Task to carry out → Please transcribe the listing below in full and word for word, without its pictures.

Dataset excerpt →
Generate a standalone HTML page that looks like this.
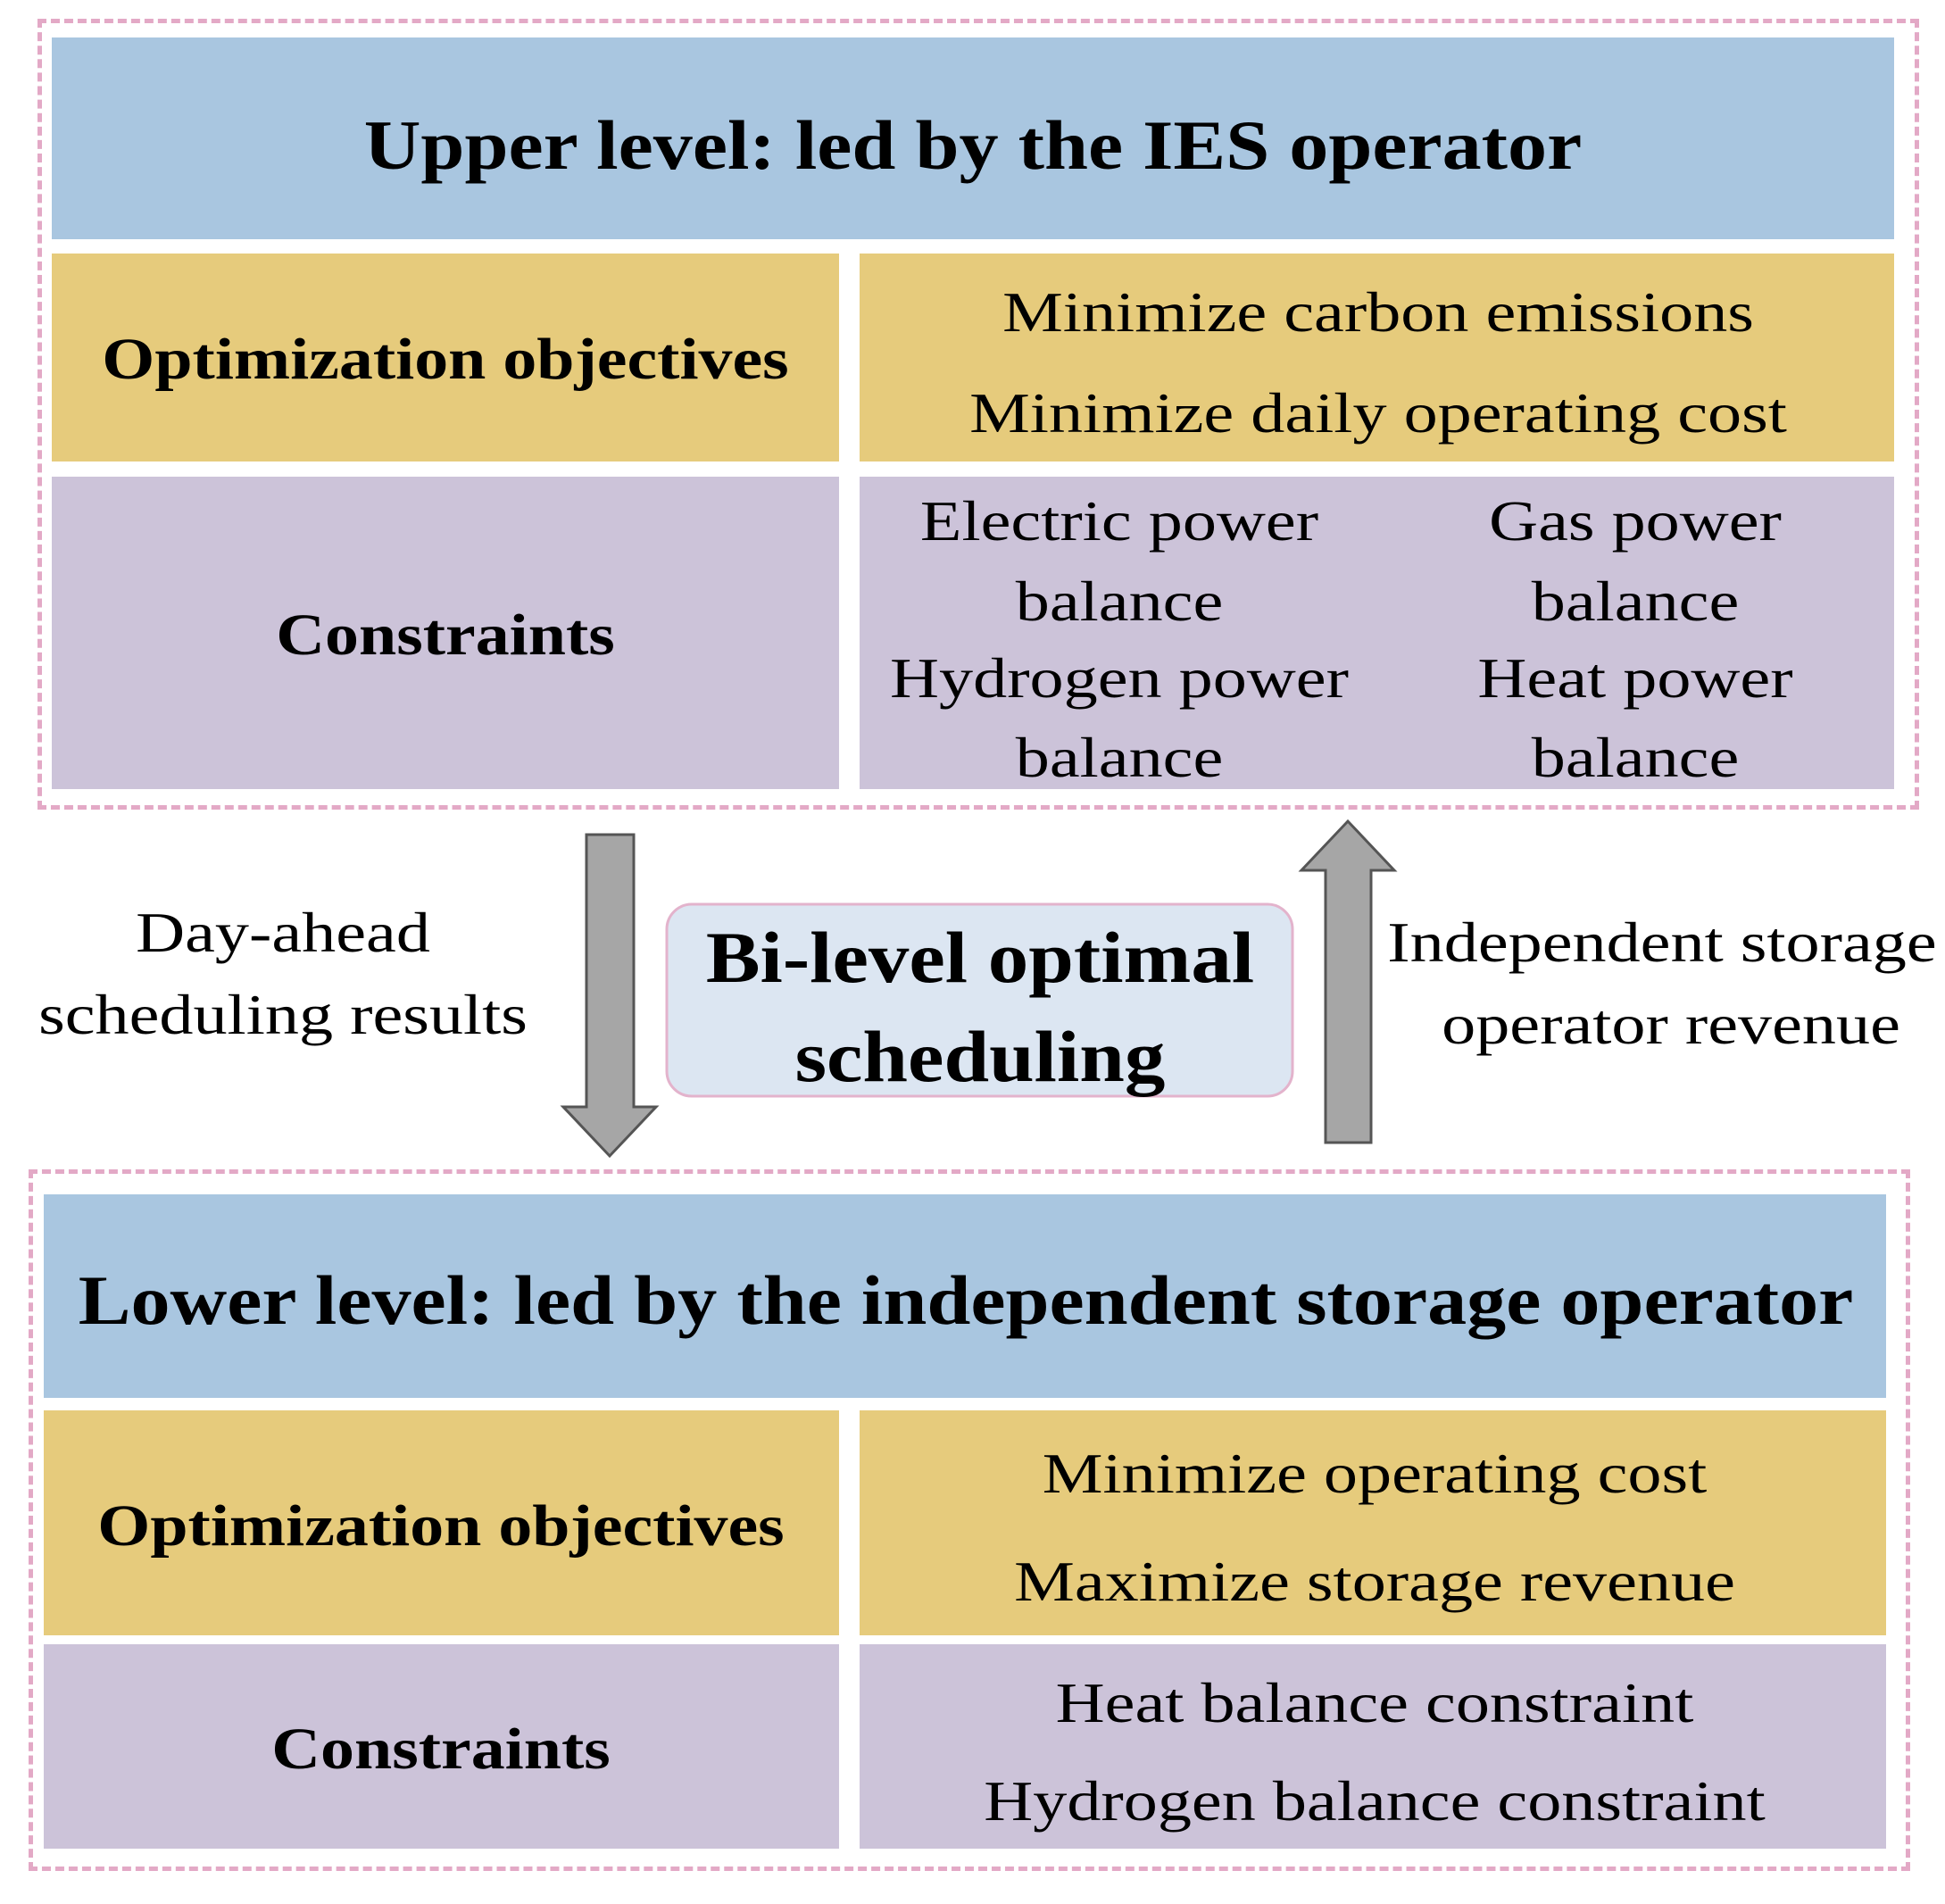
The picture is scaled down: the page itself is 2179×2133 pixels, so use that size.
<!DOCTYPE html>
<html><head><meta charset="utf-8"><style>
html,body{margin:0;padding:0;background:#fff;}
body{width:2179px;height:2133px;position:relative;overflow:hidden;font-family:"Liberation Serif",serif;color:#000;}
.r{position:absolute;}
.t{position:absolute;white-space:nowrap;text-align:center;height:100px;line-height:100px;transform:translateX(-50%) scaleX(1.19);}
.b{font-weight:bold;}
.h{transform:translateX(-50%) scaleX(1.13);}
.l{transform:translateX(-50%) scaleX(1.15);}
.s{transform:translateX(-50%) scaleX(1.11);}
.dash{position:absolute;border:5px dashed #e3a9c6;box-sizing:border-box;}
.blue{background:#a9c6e0;}
.yel{background:#e6cb7c;}
.pur{background:#ccc3d9;}
</style></head><body>
<div class="dash" style="left:42px;top:21px;width:2108px;height:886px"></div>
<div class="r blue" style="left:58px;top:42px;width:2064px;height:226px"></div>
<div class="r yel" style="left:58px;top:284px;width:882px;height:233px"></div>
<div class="r yel" style="left:963px;top:284px;width:1159px;height:233px"></div>
<div class="r pur" style="left:58px;top:534px;width:882px;height:350px"></div>
<div class="r pur" style="left:963px;top:534px;width:1159px;height:350px"></div>

<div class="t b h" style="left:1090px;top:113px;font-size:78px">Upper level: led by the IES operator</div>
<div class="t b l" style="left:499px;top:353px;font-size:66px">Optimization objectives</div>
<div class="t" style="left:1544px;top:300px;font-size:64px">Minimize carbon emissions</div>
<div class="t" style="left:1544px;top:413px;font-size:64px">Minimize daily operating cost</div>
<div class="t b l" style="left:499px;top:662px;font-size:66px">Constraints</div>
<div class="t" style="left:1254px;top:534px;font-size:64px">Electric power</div>
<div class="t" style="left:1254px;top:624px;font-size:64px">balance</div>
<div class="t" style="left:1254px;top:710px;font-size:64px">Hydrogen power</div>
<div class="t" style="left:1254px;top:799px;font-size:64px">balance</div>
<div class="t" style="left:1832px;top:534px;font-size:64px">Gas power</div>
<div class="t" style="left:1832px;top:624px;font-size:64px">balance</div>
<div class="t" style="left:1832px;top:710px;font-size:64px">Heat power</div>
<div class="t" style="left:1832px;top:799px;font-size:64px">balance</div>

<svg class="r" style="left:0;top:0" width="2179" height="2133">
<polygon points="657,935 710,935 710,1240 735,1240 683,1295 631,1240 657,1240" fill="#a6a6a6" stroke="#555" stroke-width="3"/>
<polygon points="1485,1280 1536,1280 1536,975 1562,975 1510,920 1458,975 1485,975" fill="#a6a6a6" stroke="#555" stroke-width="3"/>
<rect x="747" y="1013" width="701" height="215" rx="28" fill="#dce6f2" stroke="#e3b3cc" stroke-width="3"/>
</svg>
<div class="t" style="left:317px;top:995px;font-size:64px">Day-ahead</div>
<div class="t" style="left:317px;top:1087px;font-size:64px">scheduling results</div>
<div class="t" style="left:1862px;top:1006px;font-size:64px">Independent storage</div>
<div class="t" style="left:1872px;top:1098px;font-size:64px">operator revenue</div>
<div class="t b s" style="left:1098px;top:1023px;font-size:82px">Bi-level optimal</div>
<div class="t b s" style="left:1098px;top:1134px;font-size:82px">scheduling</div>

<div class="dash" style="left:32px;top:1310px;width:2108px;height:786px"></div>
<div class="r blue" style="left:49px;top:1338px;width:2064px;height:228px"></div>
<div class="r yel" style="left:49px;top:1580px;width:891px;height:252px"></div>
<div class="r yel" style="left:963px;top:1580px;width:1150px;height:252px"></div>
<div class="r pur" style="left:49px;top:1842px;width:891px;height:229px"></div>
<div class="r pur" style="left:963px;top:1842px;width:1150px;height:229px"></div>

<div class="t b h" style="left:1082px;top:1407px;font-size:78px">Lower level: led by the independent storage operator</div>
<div class="t b l" style="left:494px;top:1660px;font-size:66px">Optimization objectives</div>
<div class="t" style="left:1540px;top:1601px;font-size:64px">Minimize operating cost</div>
<div class="t" style="left:1540px;top:1722px;font-size:64px">Maximize storage revenue</div>
<div class="t b l" style="left:494px;top:1910px;font-size:66px">Constraints</div>
<div class="t" style="left:1540px;top:1858px;font-size:64px">Heat balance constraint</div>
<div class="t" style="left:1540px;top:1968px;font-size:64px">Hydrogen balance constraint</div>
</body></html>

Response to this exercise →
Generate a standalone HTML page that looks like this.
The picture is scaled down: the page itself is 2179×2133 pixels, so use that size.
<!DOCTYPE html>
<html><head><meta charset="utf-8"><style>
html,body{margin:0;padding:0;background:#fff;}
body{width:2179px;height:2133px;position:relative;overflow:hidden;font-family:"Liberation Serif",serif;color:#000;}
.r{position:absolute;}
.t{position:absolute;white-space:nowrap;text-align:center;height:100px;line-height:100px;transform:translateX(-50%) scaleX(1.19);}
.b{font-weight:bold;}
.h{transform:translateX(-50%) scaleX(1.13);}
.l{transform:translateX(-50%) scaleX(1.15);}
.s{transform:translateX(-50%) scaleX(1.11);}
.dash{position:absolute;border:5px dashed #e3a9c6;box-sizing:border-box;}
.blue{background:#a9c6e0;}
.yel{background:#e6cb7c;}
.pur{background:#ccc3d9;}
</style></head><body>
<div class="dash" style="left:42px;top:21px;width:2108px;height:886px"></div>
<div class="r blue" style="left:58px;top:42px;width:2064px;height:226px"></div>
<div class="r yel" style="left:58px;top:284px;width:882px;height:233px"></div>
<div class="r yel" style="left:963px;top:284px;width:1159px;height:233px"></div>
<div class="r pur" style="left:58px;top:534px;width:882px;height:350px"></div>
<div class="r pur" style="left:963px;top:534px;width:1159px;height:350px"></div>

<div class="t b h" style="left:1090px;top:113px;font-size:78px">Upper level: led by the IES operator</div>
<div class="t b l" style="left:499px;top:353px;font-size:66px">Optimization objectives</div>
<div class="t" style="left:1544px;top:300px;font-size:64px">Minimize carbon emissions</div>
<div class="t" style="left:1544px;top:413px;font-size:64px">Minimize daily operating cost</div>
<div class="t b l" style="left:499px;top:662px;font-size:66px">Constraints</div>
<div class="t" style="left:1254px;top:534px;font-size:64px">Electric power</div>
<div class="t" style="left:1254px;top:624px;font-size:64px">balance</div>
<div class="t" style="left:1254px;top:710px;font-size:64px">Hydrogen power</div>
<div class="t" style="left:1254px;top:799px;font-size:64px">balance</div>
<div class="t" style="left:1832px;top:534px;font-size:64px">Gas power</div>
<div class="t" style="left:1832px;top:624px;font-size:64px">balance</div>
<div class="t" style="left:1832px;top:710px;font-size:64px">Heat power</div>
<div class="t" style="left:1832px;top:799px;font-size:64px">balance</div>

<svg class="r" style="left:0;top:0" width="2179" height="2133">
<polygon points="657,935 710,935 710,1240 735,1240 683,1295 631,1240 657,1240" fill="#a6a6a6" stroke="#555" stroke-width="3"/>
<polygon points="1485,1280 1536,1280 1536,975 1562,975 1510,920 1458,975 1485,975" fill="#a6a6a6" stroke="#555" stroke-width="3"/>
<rect x="747" y="1013" width="701" height="215" rx="28" fill="#dce6f2" stroke="#e3b3cc" stroke-width="3"/>
</svg>
<div class="t" style="left:317px;top:995px;font-size:64px">Day-ahead</div>
<div class="t" style="left:317px;top:1087px;font-size:64px">scheduling results</div>
<div class="t" style="left:1862px;top:1006px;font-size:64px">Independent storage</div>
<div class="t" style="left:1872px;top:1098px;font-size:64px">operator revenue</div>
<div class="t b s" style="left:1098px;top:1023px;font-size:82px">Bi-level optimal</div>
<div class="t b s" style="left:1098px;top:1134px;font-size:82px">scheduling</div>

<div class="dash" style="left:32px;top:1310px;width:2108px;height:786px"></div>
<div class="r blue" style="left:49px;top:1338px;width:2064px;height:228px"></div>
<div class="r yel" style="left:49px;top:1580px;width:891px;height:252px"></div>
<div class="r yel" style="left:963px;top:1580px;width:1150px;height:252px"></div>
<div class="r pur" style="left:49px;top:1842px;width:891px;height:229px"></div>
<div class="r pur" style="left:963px;top:1842px;width:1150px;height:229px"></div>

<div class="t b h" style="left:1082px;top:1407px;font-size:78px">Lower level: led by the independent storage operator</div>
<div class="t b l" style="left:494px;top:1660px;font-size:66px">Optimization objectives</div>
<div class="t" style="left:1540px;top:1601px;font-size:64px">Minimize operating cost</div>
<div class="t" style="left:1540px;top:1722px;font-size:64px">Maximize storage revenue</div>
<div class="t b l" style="left:494px;top:1910px;font-size:66px">Constraints</div>
<div class="t" style="left:1540px;top:1858px;font-size:64px">Heat balance constraint</div>
<div class="t" style="left:1540px;top:1968px;font-size:64px">Hydrogen balance constraint</div>
</body></html>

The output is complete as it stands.